Provided information —
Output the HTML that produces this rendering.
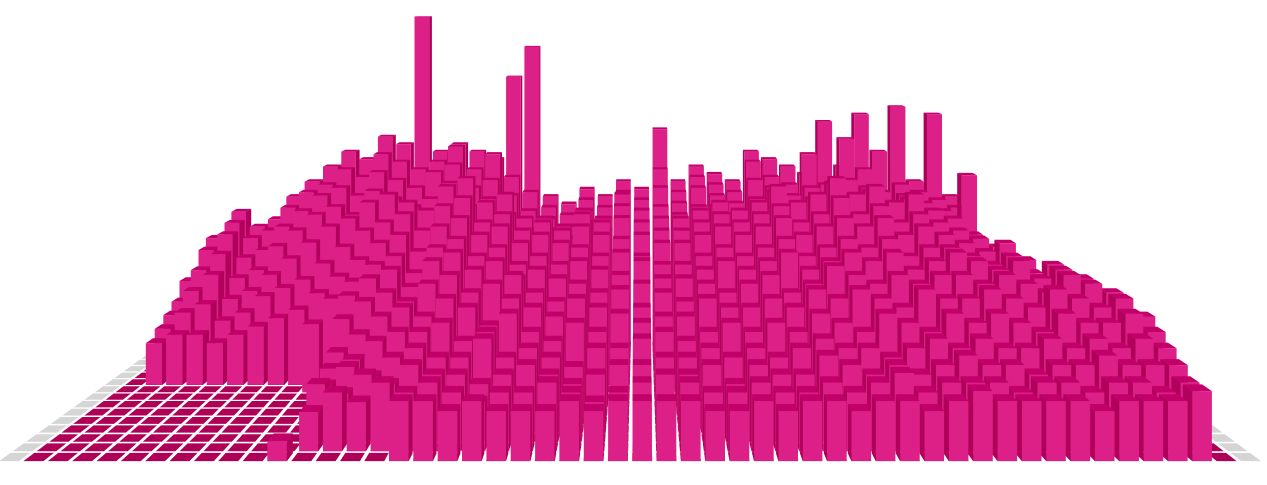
<!DOCTYPE html>
<html><head><meta charset="utf-8"><style>
html,body{margin:0;padding:0;background:#fff;width:1267px;height:485px;overflow:hidden}
svg{display:block}
</style></head><body>
<svg id="chart" width="1267" height="485" viewBox="0 0 1267 485" xmlns="http://www.w3.org/2000/svg">
<g id="floor"></g>
<g id="bars"></g>
</svg>
<script>
// height data, row z0 = front, z15 = back; 50 columns each
const z0=[0,0,0,0,0,0,0,0,0,0,2,0,0,0,0,6,6,5,6,5,5,5,6,5,6,6,6,6,5,5,6,5,6,6,5,6,6,5,6,7,6,6,6,6,5,6,6,6,7,0];
const z1=[0,0,0,0,0,0,0,0,0,0,0,4,6,5,7,6,7,6,5,6,6,7,6,5,6,7,5,7,6,6,7,6,6,7,6,7,8,6,7,7,7,6,7,7,6,7,7,6,7,0];
const z2=[0,0,0,0,0,0,0,0,0,0,0,6,5,7,6,8,7,7,6,7,8,7,6,7,8,8,7,7,8,6,8,7,7,9,8,7,8,7,8,9,8,8,7,8,8,9,8,8,8,0];
const z3=[0,0,0,0,0,0,0,0,0,0,0,5,7,6,8,9,8,8,10,8,9,8,7,9,9,10,8,8,9,8,9,8,9,10,9,9,8,9,10,9,10,9,9,10,9,10,9,10,9,0];
const z4=[0,0,0,0,0,0,0,0,0,0,0,6,7,9,10,10,11,9,10,12,10,9,11,10,12,11,10,9,10,11,10,11,10,12,11,10,12,11,10,12,11,12,11,10,12,11,11,12,10,0];
const z5=[0,0,0,0,0,0,0,0,0,0,0,7,9,11,12,11,13,12,10,13,12,11,13,12,14,12,11,11,13,12,12,13,12,14,13,14,13,12,14,13,13,14,13,12,14,13,12,13,11,0];
const z6=[0,0,0,0,0,0,0,0,0,0,0,10,12,13,12,14,15,13,14,15,13,12,14,13,15,14,13,12,14,13,14,15,13,14,16,15,14,15,14,15,15,14,15,14,13,15,14,13,0,0];
const z7=[0,0,0,0,0,0,0,0,0,0,0,12,14,15,13,16,17,15,16,14,15,14,16,15,17,16,14,14,15,16,15,16,17,15,16,17,16,17,15,16,17,16,15,16,14,15,14,0,0,0];
const z8=[0,0,0,0,0,0,0,0,0,8,11,13,15,16,14,17,18,16,17,15,16,15,17,16,18,16,15,15,16,17,16,17,18,16,17,18,17,18,16,17,17,16,15,16,14,15,0,0,0,0];
const z9=[0,5,6,6,5,6,7,8,9,11,13,15,17,18,16,19,20,18,19,17,18,17,19,18,20,18,17,17,18,19,18,19,20,18,19,20,19,20,18,19,18,17,16,17,15,0,0,0,0,0];
const z10=[0,6,8,9,7,8,10,11,12,14,16,18,19,20,18,21,22,19,20,18,19,18,20,19,21,19,18,18,19,20,19,20,21,19,20,22,20,21,19,20,19,18,17,16,0,0,0,0,0,0];
const z11=[0,7,10,12,9,10,12,14,16,18,19,21,22,21,20,23,24,21,22,19,19,18,20,19,22,20,19,19,20,21,20,21,23,21,22,24,22,23,21,22,20,19,17,0,0,0,0,0,0,0];
const z12=[0,8,12,14,11,12,15,17,19,20,19,22,21,20,21,23,20,21,19,17,17,16,18,17,19,18,20,19,20,20,19,21,22,20,21,23,21,22,20,21,19,18,24,0,0,0,0,0,0,0];
const z13=[0,10,14,16,13,14,17,19,21,22,21,24,23,22,24,25,22,23,21,19,18,17,19,18,20,19,22,20,22,21,20,23,22,21,22,21,23,22,20,21,20,19,18,0,0,0,0,0,0,0];
const z14=[0,0,15,17,15,16,19,21,22,24,23,26,25,24,25,27,24,26,23,21,19,18,20,19,21,20,24,21,23,22,21,25,23,22,26,22,28,24,21,22,21,20,19,0,0,0,0,0,0,0];
const z15=[0,0,0,18,16,17,20,22,24,26,25,28,27,44,26,27,26,25,36,40,20,19,21,20,22,21,29,22,24,23,22,26,25,24,23,30,24,31,26,32,22,31,20,0,0,0,0,0,0,0];
const rows=[z0,z1,z2,z3,z4,z5,z6,z7,z8,z9,z10,z11,z12,z13,z14,z15];

const NS='http://www.w3.org/2000/svg';
const C=50, R=rows.length, CX=640, A=0.022, CELL=24.4, X0=20, FRONT=462, HS=10;
function P(x,z,h){const d=1+A*z;const wx=X0+x*CELL;return [CX+(wx-CX)/d, FRONT/d - h*HS/d];}
function poly(g,pts,fill,name){
  const p=document.createElementNS(NS,'polygon');
  p.setAttribute('points',pts.map(q=>q[0].toFixed(1)+','+q[1].toFixed(1)).join(' '));
  p.setAttribute('fill',fill);
  
  
  g.appendChild(p);
}
const floor=document.getElementById('floor');
for(let z=R-1;z>=0;z--){
  for(let c=-1;c<=C;c++){
    const g=(c<0||c>=C);
    const i=0.09;
    poly(floor,[P(c+i,z+i,0),P(c+1-i,z+i,0),P(c+1-i,z+1-i,0),P(c+i,z+1-i,0)], g?'#d5d5d5':'#ae0057','floor-cell');
  }
}
const bars=document.getElementById('bars');
const centerCol=(CX-X0)/CELL;
for(let z=R-1;z>=0;z--){
  const order=[];
  for(let c=0;c<C;c++)order.push(c);
  order.sort((a,b)=>Math.abs(b+0.5-centerCol)-Math.abs(a+0.5-centerCol));
  for(const c of order){
    const h=rows[z][c]; if(!h)continue;
    const x0=c+0.1,x1=c+0.9,zf=z+0.1,zb=z+0.9;
    if(c+0.5<centerCol){
      poly(bars,[P(x1,zf,0),P(x1,zb,0),P(x1,zb,h),P(x1,zf,h)],'#b1005b','bar-side');
    }else{
      poly(bars,[P(x0,zf,0),P(x0,zb,0),P(x0,zb,h),P(x0,zf,h)],'#b1005b','bar-side');
    }
    poly(bars,[P(x0,zf,h),P(x1,zf,h),P(x1,zb,h),P(x0,zb,h)],'#c1006a','bar-top');
    poly(bars,[P(x0,zf,0),P(x1,zf,0),P(x1,zf,h),P(x0,zf,h)],'#dd2087','bar-front');
  }
}
</script>
</body></html>
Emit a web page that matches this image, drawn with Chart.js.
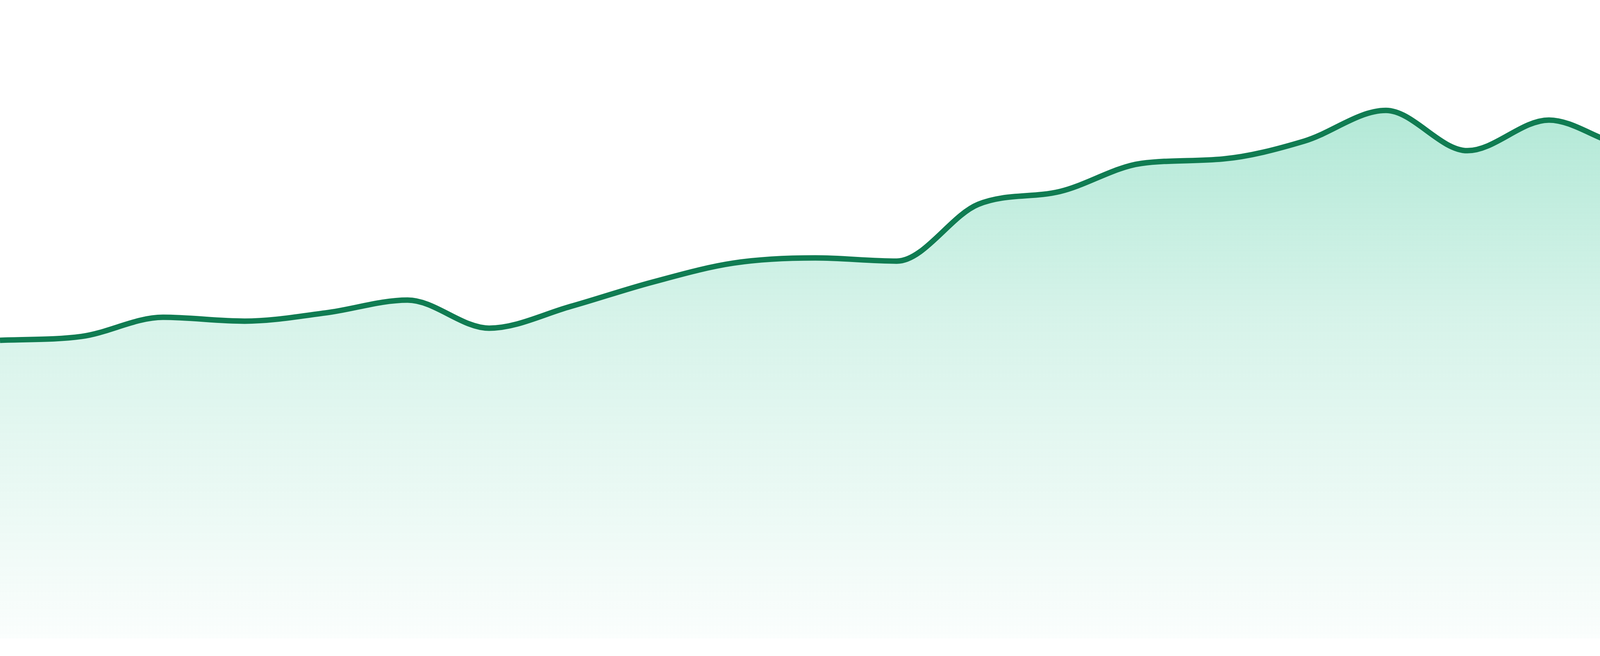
<!DOCTYPE html>
<html lang="en">
<head>
    <meta charset="UTF-8">
    <title>Area trend</title>
    <script src="https://cdn.jsdelivr.net/npm/chart.js"></script>
    <style>
        html, body { margin: 0; padding: 0; background: #ffffff; }
        .chart-wrap { width: 4800px; height: 1680px; position: relative; }
    </style>
</head>
<body>
    <div class="chart-wrap">
        <canvas id="trendChart"></canvas>
    </div>

    <script>
        // Data
        const weeks = ['W1', 'W2', 'W3', 'W4', 'W5', 'W6', 'W7', 'W8', 'W9', 'W10', 'W11', 'W12',
                       'W13', 'W14', 'W15', 'W16', 'W17', 'W18', 'W19', 'W20', 'W21', 'W22', 'W23', 'W24'];
        const values = [46.7, 47.3, 50.3, 49.7, 51.0, 53.0, 48.6, 52.0, 55.8, 58.8, 59.6, 59.1,
                        68.0, 70.0, 74.4, 75.1, 77.9, 82.7, 76.4, 81.2, 77.2, 82.1, 87.5, 83.1];
        const yRange = [0, 100];

        function areaFill(context) {
            const chart = context.chart;
            const area = chart.chartArea;
            if (!area) return 'rgba(16, 185, 129, 0.2)';
            const g = chart.ctx.createLinearGradient(0, area.top, 0, area.bottom);
            g.addColorStop(0, 'rgba(16, 185, 129, 0.40)');
            g.addColorStop(0.5, 'rgba(16, 185, 129, 0.17)');
            g.addColorStop(1, 'rgba(16, 185, 129, 0.02)');
            return g;
        }

        new Chart(document.getElementById('trendChart'), {
            type: 'line',
            data: {
                labels: weeks,
                datasets: [{
                    data: values,
                    borderColor: '#107c52',
                    borderWidth: 14,
                    backgroundColor: areaFill,
                    fill: 'start',
                    pointRadius: 0,
                    pointHoverRadius: 0,
                    cubicInterpolationMode: 'monotone'
                }]
            },
            options: {
                responsive: true,
                maintainAspectRatio: false,
                animation: false,
                layout: { padding: { top: 0, right: 0, bottom: 45, left: 0 } },
                plugins: {
                    legend: { display: false },
                    tooltip: { enabled: false }
                },
                scales: {
                    x: { display: false, offset: false },
                    y: { display: false, min: yRange[0], max: yRange[1] }
                }
            }
        });
    </script>
</body>
</html>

Stated problem — Find the word "that" in the entries, and copy every line it shows up in.

Correct result —
Output the HTML that produces this rendering.
Emit a web page that matches this image, drawn with Chart.js.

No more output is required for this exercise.